Le dernier film de Hicham Lasri est un ovni, une œuvre difficile à résumer et à raconter. Il y a tout d’abord Tarik, personnage principal autour duquel les autres personnages tournent en orbite. Tarik s’habille en femme, se maquille, danse sur le chariot de son père, dans la pure tradition de ces hommes travestis qui égayaient les cérémonies de mariage. Mais derrière cette joie contrainte, cette allégresse de circonstance, se dissimule un mal-être et une tristesse profonde. « Le personnage principal, Tarik, est un zombie, une ruine en marche, comme j’en croise souvent dans la rue. Des personnes en errance pour lesquelles j’éprouve beaucoup de tendresse », nous confie le cinéaste. Pour camper ce rôle, Hicham Lasri a choisi Malek Akhmiss. Le regard profond et la démarche raide, l’acteur est précis dans son jeu.
Petits soldats
« Ce film met en scène des soldats de la vie vivant sur une autre planète, une espèce de monde parallèle. Des petits soldats comme vous et moi », explique le plus hyperactif des réalisateurs marocains. Dans un monde en décrépitude, les héros du film sont égarés, à l’instar de ce flic qui « ne mérite même pas la peur des citoyens », ou de cette prostituée obèse et sadique. Quant à Tarik, il est perdu dans un univers en déséquilibre. « Tarik est un introverti, totalement effacé, autrefois dominé par sa femme et qui n’arrive même pas à venger ses enfants », nous précise Malek Akhmiss. Dans The Sea is behind, le temps semble s’effacer et tous les repères sont flous. Seuls quelques symboles (un tram, un zoo…) nous indiquent que nous sommes bel et bien à Casablanca, ville muse de Hicham Lasri. « J’ai tenu à installer des lignes de tension universelles afin que le film soit compris partout, pas seulement au Maroc. C’est pourquoi le monde de The Sea is behind se rapproche autant de la science-fiction.

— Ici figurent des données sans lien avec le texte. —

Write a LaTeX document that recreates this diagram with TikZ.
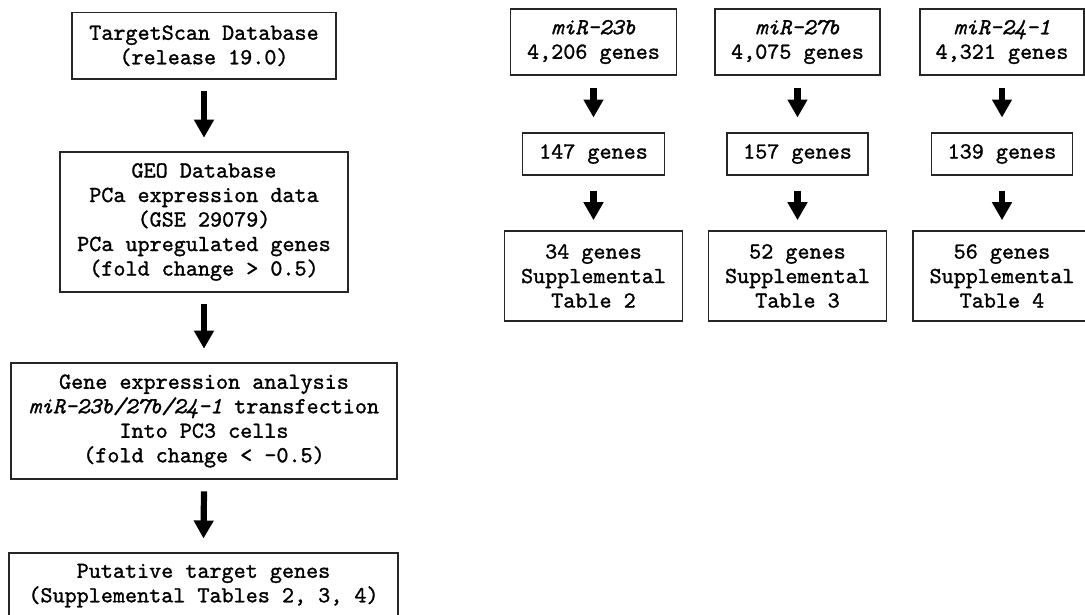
\documentclass[tikz,border=0pt]{standalone}
\usepackage{fontspec}
\newfontfamily\courfont{lmmono10-regular.otf}[ItalicFont=lmmono10-italic.otf, FakeBold=1.2]
\usetikzlibrary{arrows.meta}
\begin{document}
\begin{tikzpicture}[x=1pt,y=-1pt,
  box/.style={draw=black!85, line width=1.6pt, align=center, inner sep=0pt,
    font=\courfont\fontsize{23}{24.5}\selectfont},
  arr/.style={line width=6.2pt, -{Triangle[width=19pt,length=18pt]}}]
\useasboundingbox (0,0) rectangle (1085,614);
\clip (0,0) rectangle (1085,614);
% left column
\node[box, minimum width=264, minimum height=66.5] (ts) at (204,45.8)
  {TargetScan Database\\(release 19.0)};
\node[box, minimum width=288, minimum height=140] (geo) at (204,222)
  {GEO Database\\PCa expression data\\(GSE 29079)\\PCa upregulated genes\\(fold change > 0.5)};
\node[box, minimum width=386, minimum height=116] (gene) at (204,421)
  {Gene expression analysis\\\textit{miR-23b/27b/24-1} transfection\\Into PC3 cells\\(fold change < -0.5)};
\node[box, minimum width=389, anchor=north, inner ysep=12pt, text height=37.5pt, text depth=60pt] (put) at (203.5,552)
  {Putative target genes\\(Supplemental Tables 2, 3, 4)};
\draw[arr] ([yshift=-11.5pt]ts.south) -- ([yshift=13.5pt]geo.north);
\draw[arr] ([yshift=-11.5pt]geo.south) -- ([yshift=13.5pt]gene.north);
\draw[arr] ([yshift=-11.5pt]gene.south) -- ([yshift=13.5pt]put.north);
% right columns
\node[box, minimum width=166, minimum height=66] (a1) at (593.5,42) {\textit{miR-23b}\\4,206 genes};
\node[box, minimum width=165, minimum height=66] (b1) at (797.5,42) {\textit{miR-27b}\\4,075 genes};
\node[box, minimum width=164, minimum height=66] (c1) at (1002,42) {\textit{miR-24-1}\\4,321 genes};
\node[box, minimum width=142, minimum height=42] (a2) at (593.5,154) {147 genes};
\node[box, minimum width=141, minimum height=42] (b2) at (797.5,154) {157 genes};
\node[box, minimum width=141, minimum height=42] (c2) at (1002,154) {139 genes};
\node[box, minimum width=178, minimum height=90] (a3) at (593.5,276) {34 genes\\Supplemental\\Table 2};
\node[box, minimum width=178, minimum height=90] (b3) at (797.5,276) {52 genes\\Supplemental\\Table 3};
\node[box, minimum width=178, minimum height=90] (c3) at (1002,276) {56 genes\\Supplemental\\Table 4};
\foreach \n in {a,b,c}{
  \draw[arr] ([yshift=-11.7pt]\n1.south) -- ([yshift=14.7pt]\n2.north);
  \draw[arr] ([yshift=-15pt]\n2.south) -- ([yshift=10pt]\n3.north);
}
\end{tikzpicture}
\end{document}
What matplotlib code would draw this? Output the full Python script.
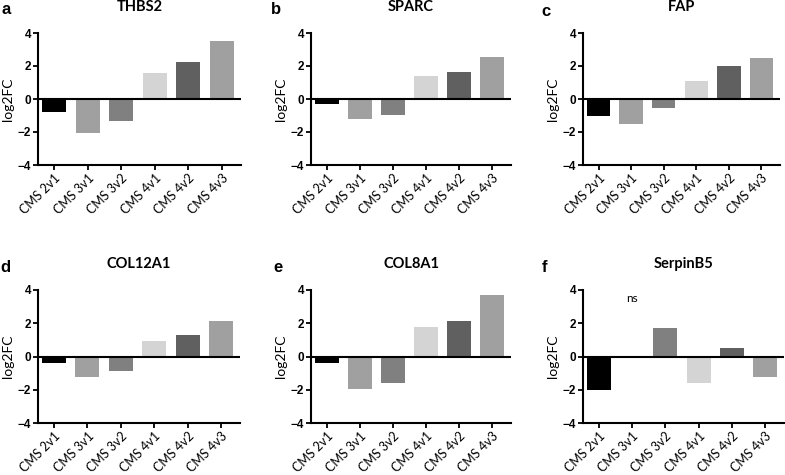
import numpy as np
import matplotlib
matplotlib.use("Agg")
import matplotlib.pyplot as plt

categorias = ["CMS 2v1", "CMS 3v1", "CMS 3v2", "CMS 4v1", "CMS 4v2", "CMS 4v3"]
colores = ["#000000", "#a0a0a0", "#808080", "#d4d4d4", "#606060", "#a0a0a0"]

genes = ["THBS2", "SPARC", "FAP", "COL12A1", "COL8A1", "SerpinB5"]
letras = ["a", "b", "c", "d", "e", "f"]

thbs2 = [-0.77, -2.04, -1.31, 1.56, 2.26, 3.52]
sparc = [-0.32, -1.21, -0.95, 1.37, 1.66, 2.53]
fap = [-1.03, -1.49, -0.57, 1.09, 2.00, 2.48]
col12a1 = [-0.42, -1.26, -0.88, 0.94, 1.32, 2.12]
col8a1 = [-0.42, -1.96, -1.60, 1.78, 2.16, 3.70]
serpinb5 = [-2.04, np.nan, 1.72, -1.58, 0.54, -1.26]
valores = [thbs2, sparc, fap, col12a1, col8a1, serpinb5]

W, H = 785, 475
fig = plt.figure(figsize=(W / 100, H / 100), dpi=100)

# posiciones de los ejes en pixeles: (izq, der, arriba, abajo)
cajas = [(38, 241, 33, 165), (311, 511, 33, 165), (583, 780, 33, 165),
         (38, 240, 290, 423), (311, 511, 290, 423), (583, 784, 290, 423)]
pos_letra = [(6, 10), (276, 10), (546, 11), (5, 267), (278, 267), (545, 267)]
fuente = "Lato"

for i in range(6):
    l, r, t, b = cajas[i]
    ax = fig.add_axes([l / W, 1 - b / H, (r - l) / W, (b - t) / H])
    x = np.arange(len(categorias))
    ax.bar(x, valores[i], width=0.72, color=colores, edgecolor="none")
    ax.axhline(0, color="black", lw=1.5)
    ax.set_xlim(-0.48, 5.57)
    ax.set_ylim(-4, 4)
    ax.set_yticks([-4, -2, 0, 2, 4])
    ax.set_xticks(x)
    ax.set_xticklabels(categorias, rotation=45, ha="right", rotation_mode="anchor",
                       fontsize=9, family=fuente)
    for lab in ax.get_yticklabels():
        lab.set_fontweight("bold")
        lab.set_family("Liberation Sans")
        lab.set_fontsize(8.5)
    ax.tick_params(direction="out", length=3.5, width=1.3, pad=1.5)
    ax.spines["top"].set_visible(False)
    ax.spines["right"].set_visible(False)
    ax.spines["left"].set_linewidth(1.5)
    ax.spines["bottom"].set_linewidth(1.5)
    ax.set_ylabel("log2FC", fontsize=10, family=fuente, labelpad=3)
    ax.set_title(genes[i], fontsize=10.5, fontweight="bold", family=fuente, pad=16)
    fig.text(pos_letra[i][0] / W, 1 - pos_letra[i][1] / H, letras[i],
             fontsize=12, fontweight="bold", family="Liberation Sans",
             ha="center", va="center")
    if genes[i] == "SerpinB5":
        ax.text(1, 3.5, "ns", fontsize=8.5, family=fuente, ha="center", va="center")

fig.savefig("out.png", dpi=100)
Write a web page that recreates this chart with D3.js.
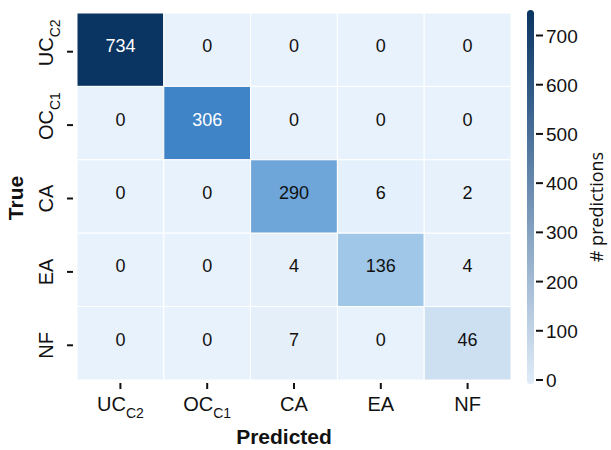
<!DOCTYPE html>
<html>
<head>
<meta charset="utf-8">
<script src="https://cdn.jsdelivr.net/npm/d3@7"></script>
<style>
  html, body { margin: 0; padding: 0; background: #fff; }
  svg { display: block; }
  text { font-family: "Liberation Sans", Arial, sans-serif; fill: #111; }
</style>
</head>
<body>
<svg id="chart" width="611" height="450"></svg>
<script>
// Confusion matrix: rows = true class, columns = predicted class
const classNames = ["UC", "OC", "CA", "EA", "NF"];
const classSubs  = ["C2", "C1", "", "", ""];
const counts = [
  [734,   0,   0,   0,  0],
  [  0, 306,   0,   0,  0],
  [  0,   0, 290,   6,  2],
  [  0,   0,   4, 136,  4],
  [  0,   0,   7,   0, 46]
];
const colorbarTicks = [0, 100, 200, 300, 400, 500, 600, 700];

const svg = d3.select("#chart");

// Heatmap area
const plotLeft = 77, plotRight = 511, plotTop = 13, plotBottom = 380;
const idx = d3.range(classNames.length);
const x = d3.scaleBand().domain(idx).range([plotLeft, plotRight]);
const y = d3.scaleBand().domain(idx).range([plotTop, plotBottom]);

// Blue colour ramp for the cells
const cellColor = d3.scaleLinear()
  .domain([0, 46, 136, 290, 306, 734])
  .range(["#e8f2fc", "#cde0f1", "#a0c6e8", "#6ea6d9", "#3f84c6", "#0a3461"])
  .interpolate(d3.interpolateRgb);

const cells = [];
counts.forEach((row, r) => row.forEach((v, c) => cells.push({ r, c, v })));

svg.append("g").selectAll("rect").data(cells).join("rect")
  .attr("x", d => x(d.c))
  .attr("y", d => y(d.r))
  .attr("width", x.bandwidth())
  .attr("height", y.bandwidth())
  .attr("fill", d => cellColor(d.v))
  .attr("stroke", "#ffffff")
  .attr("stroke-width", 1);

svg.append("g").selectAll("text").data(cells).join("text")
  .attr("x", d => x(d.c) + x.bandwidth() / 2)
  .attr("y", d => y(d.r) + y.bandwidth() / 2 + 2.5)
  .attr("text-anchor", "middle")
  .style("font-size", "18px")
  .style("fill", d => d.v > 300 ? "#ffffff" : "#111111")
  .text(d => d.v);

// X axis (predicted)
const xAxis = svg.append("g");
idx.forEach(i => {
  const cx = x(i) + x.bandwidth() / 2;
  xAxis.append("line")
    .attr("x1", cx).attr("x2", cx).attr("y1", 383).attr("y2", 389)
    .attr("stroke", "#111").attr("stroke-width", 2);
  const t = xAxis.append("text")
    .attr("x", cx).attr("y", 411)
    .attr("text-anchor", "middle")
    .style("font-size", "20px");
  t.append("tspan").text(classNames[i]);
  if (classSubs[i]) {
    t.append("tspan").attr("dy", 7).style("font-size", "14px").text(classSubs[i]);
  }
});

// Y axis (true)
const yAxis = svg.append("g");
idx.forEach(i => {
  const cy = y(i) + y.bandwidth() / 2 + 2;
  yAxis.append("line")
    .attr("x1", 67).attr("x2", 73).attr("y1", cy).attr("y2", cy)
    .attr("stroke", "#111").attr("stroke-width", 2);
  const t = yAxis.append("text")
    .attr("transform", `translate(53,${cy}) rotate(-90)`)
    .attr("text-anchor", "start")
    .style("font-size", "20px");
  t.append("tspan").text(classNames[i]);
  if (classSubs[i]) {
    t.append("tspan").attr("dy", 7).style("font-size", "14px").text(classSubs[i]);
  }
  // centre the main letters on the tick
  const w = t.node().getSubStringLength(0, classNames[i].length);
  t.attr("x", -w / 2);
});

svg.append("text")
  .attr("x", 284).attr("y", 444)
  .attr("text-anchor", "middle")
  .style("font-size", "21px").style("font-weight", "bold")
  .text("Predicted");

svg.append("text")
  .attr("transform", "translate(23,198) rotate(-90)")
  .attr("text-anchor", "middle")
  .style("font-size", "21px").style("font-weight", "bold")
  .text("True");

// Colour bar
const cb = d3.scaleLinear().domain([0, 700]).range([380, 35.5]);
const defs = svg.append("defs");
const grad = defs.append("linearGradient")
  .attr("id", "cbar").attr("x1", 0).attr("x2", 0).attr("y1", 1).attr("y2", 0);
const gradStops = [
  [0.00, "#e0ecf8"], [0.25, "#a9c0d8"], [0.50, "#6f90b3"],
  [0.75, "#375f8c"], [1.00, "#0a3461"]
];
gradStops.forEach(([o, c]) => grad.append("stop").attr("offset", o).attr("stop-color", c));

svg.append("rect")
  .attr("x", 527).attr("y", 10)
  .attr("width", 7).attr("height", 374)
  .attr("rx", 3.5)
  .attr("fill", "url(#cbar)");

const cbAxis = svg.append("g");
colorbarTicks.forEach(v => {
  cbAxis.append("line")
    .attr("x1", 536).attr("x2", 543).attr("y1", cb(v)).attr("y2", cb(v))
    .attr("stroke", "#111").attr("stroke-width", 2);
  cbAxis.append("text")
    .attr("x", 546).attr("y", cb(v) + 7)
    .style("font-size", "19px")
    .text(v);
});

svg.append("text")
  .attr("transform", "translate(603,207) rotate(-90)")
  .attr("text-anchor", "middle")
  .style("font-family", "'Open Sans', sans-serif")
  .style("font-size", "18px")
  .text("# predictions");
</script>
</body>
</html>
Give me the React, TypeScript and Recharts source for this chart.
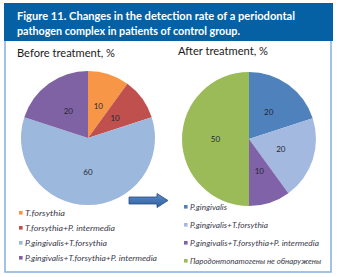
import React from "react";
import { PieChart, Pie, Cell, Legend } from "recharts";

const beforeNames = [
  "T.forsythia",
  "T.forsythia+P. intermedia",
  "P.gingivalis+T.forsythia",
  "P.gingivalis+T.forsythia+P. intermedia",
];
const beforeValues = [10, 10, 60, 20];
const beforeColors = ["#F79646", "#C0504D", "#9DB8DD", "#7F62A3"];

const afterNames = [
  "P.gingivalis",
  "P.gingivalis+T.forsythia",
  "P.gingivalis+T.forsythia+P. intermedia",
  "Пародонтопатогены не обнаружены",
];
const afterValues = [20, 20, 10, 50];
const afterColors = ["#4F81BD", "#A3B9DF", "#8062A8", "#9BBB59"];

const titleLines = [
  "Figure 11. Changes in the detection rate of a periodontal",
  "pathogen complex in patients of control group.",
];
const chartTitles = ["Before treatment, %", "After treatment, %"];

const beforeData = beforeNames.map((name, i) => ({ name, value: beforeValues[i] }));
const afterData = afterNames.map((name, i) => ({ name, value: afterValues[i] }));

const RAD = Math.PI / 180;
const renderLabel = (p: any) => {
  const r = p.outerRadius * 0.5;
  const x = p.cx + r * Math.cos(-p.midAngle * RAD);
  const y = p.cy + r * Math.sin(-p.midAngle * RAD);
  return (
    <text
      x={x}
      y={y}
      fill="#262633"
      fontSize={8}
      fontFamily="Lato, sans-serif"
      textAnchor="middle"
      dominantBaseline="central"
    >
      {p.value}
    </text>
  );
};

const makeLegend = (names: string[], colors: string[], rowGap: number, widths: number[]) => () => (
  <svg width={160} height={80} style={{ display: "block" }}>
    {names.map((n, i) => (
      <g key={n}>
        <rect x={0} y={i * rowGap + 3} width={3.6} height={3.6} fill={colors[i]} />
        <text
          x={6}
          y={i * rowGap + 7.5}
          fontSize={7.6}
          fontStyle="italic"
          fontFamily="Lato, sans-serif"
          fill="#3a3a4a"
          textLength={widths[i]}
          lengthAdjust="spacingAndGlyphs"
        >
          {n}
        </text>
      </g>
    ))}
  </svg>
);

const LeftLegend = makeLegend(beforeNames, beforeColors, 15, [40, 90, 82, 132]);
const RightLegend = makeLegend(afterNames, afterColors, 18, [37, 78, 129, 131]);

export default function App() {
  return (
    <div
      style={{
        position: "fixed",
        left: 0,
        top: 0,
        width: 338,
        height: 277,
        background: "#fff",
        fontFamily: "Lato, sans-serif",
      }}
    >
      <svg width={338} height={277} style={{ position: "absolute", left: 0, top: 0 }}>
        <defs>
          <linearGradient id="arrowGrad" x1="0" y1="0" x2="0" y2="1">
            <stop offset="0" stopColor="#5B8BC9" />
            <stop offset="1" stopColor="#2F5F9E" />
          </linearGradient>
        </defs>
        <rect x={5} y={40} width={326} height={232} fill="#fff" stroke="#86AEDC" strokeWidth={1.5} />
        <rect x={4} y={3} width={329} height={38} fill="#0561A3" />
        <text x={17} y={20} fill="#fff" fontSize={11} fontWeight="bold" textLength={278} lengthAdjust="spacingAndGlyphs">
          {titleLines[0]}
        </text>
        <text x={17} y={35} fill="#fff" fontSize={11} fontWeight="bold" textLength={223} lengthAdjust="spacingAndGlyphs">
          {titleLines[1]}
        </text>
        <text x={17} y={56.5} fill="#1a1a1a" fontSize={11} textLength={98} lengthAdjust="spacingAndGlyphs">
          {chartTitles[0]}
        </text>
        <text x={178} y={54.5} fill="#1a1a1a" fontSize={11} textLength={90} lengthAdjust="spacingAndGlyphs">
          {chartTitles[1]}
        </text>
        <polygon
          points="129,197 157,197 157,193.5 168,200.5 157,207.5 157,204 129,204"
          fill="url(#arrowGrad)"
          stroke="#2A4E80"
          strokeWidth={0.8}
        />
      </svg>

      <div style={{ position: "absolute", left: 0, top: 0 }}>
        <PieChart width={169} height={277}>
          <Pie
            data={beforeData}
            dataKey="value"
            nameKey="name"
            cx={83}
            cy={133}
            outerRadius={67}
            startAngle={90}
            endAngle={-270}
            stroke="none"
            label={renderLabel}
            labelLine={false}
            isAnimationActive={false}
          >
            {beforeData.map((d, i) => (
              <Cell key={d.name} fill={beforeColors[i]} />
            ))}
          </Pie>
          <Legend
            content={LeftLegend}
            wrapperStyle={{ position: "absolute", left: 19, top: 208, width: 160, height: 80 }}
          />
        </PieChart>
      </div>

      <div style={{ position: "absolute", left: 169, top: 0 }}>
        <PieChart width={169} height={277}>
          <Pie
            data={afterData}
            dataKey="value"
            nameKey="name"
            cx={75}
            cy={134}
            outerRadius={67}
            startAngle={90}
            endAngle={-270}
            stroke="none"
            label={renderLabel}
            labelLine={false}
            isAnimationActive={false}
          >
            {afterData.map((d, i) => (
              <Cell key={d.name} fill={afterColors[i]} />
            ))}
          </Pie>
          <Legend
            content={RightLegend}
            wrapperStyle={{ position: "absolute", left: 15, top: 202, width: 160, height: 80 }}
          />
        </PieChart>
      </div>
    </div>
  );
}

Mais la vérité marocaine est tout de même partout », ajoute le réalisateur.
Comics en noir et blanc
Le film est un condensé de toute la violence ordinaire qu’il est possible de croiser dans nos rues, de nuit comme de jour. Dans un univers à l’esthétique « comics », en noir et blanc, contrasté par quelques couleurs, les relations zoophiles compensent la frustration sexuelle, les mendiants et les personnes déformées sont bien là, la flicaille vous observe mais ne vous vient pas en aide et les médecins ripoux n’acceptent leurs patients que si de beaux billets leur sont présentés…
« Il y a des choses qu’on refuse de voir dans la vie courante. Le rôle du cinéma est justement d’aller dans les recoins et de filmer l’ombre, les petits malaises, le détail. J’ai voulu montrer des choses qui me choquent comme par exemple les mulets et chevaux qu’on affame avant de les tuer dans nos abattoirs », explique Hicham Lasri. Le film prend une tournure trash, mettant en scène des sacrifices d’animaux, des mulets morts abandonnés sur des brouettes, un jeune homme qu’aucune femme ne remarque, décidant de se soulager dans une ânesse…
A la suite de C’est eux les chiens dans lequel Hicham Lasri a mis en scène les revendications de liberté exprimées lors du Printemps arabe, The Sea is behind pose la question de l’après. « On se bat pour des valeurs mais après, qu’est-ce qu’on fait ? » Le film a été présenté en avant-première mondiale au Festival de Dubaï. Il sera bientôt présenté au Festival de Berlin en avant-première européenne. C’est ainsi qu’il fera sa vie dans les festivals avant (peut-être) d’être projeté au Maroc. Mais Hicham Lasri ne s’arrête pas là. Il est déjà en train de tourner à Casablanca son quatrième long-métrage, Al Jahiliya, avant d’enchaîner en juillet prochain avec le tournage d’un autre film, Les nains. Hyperactif, on vous disait.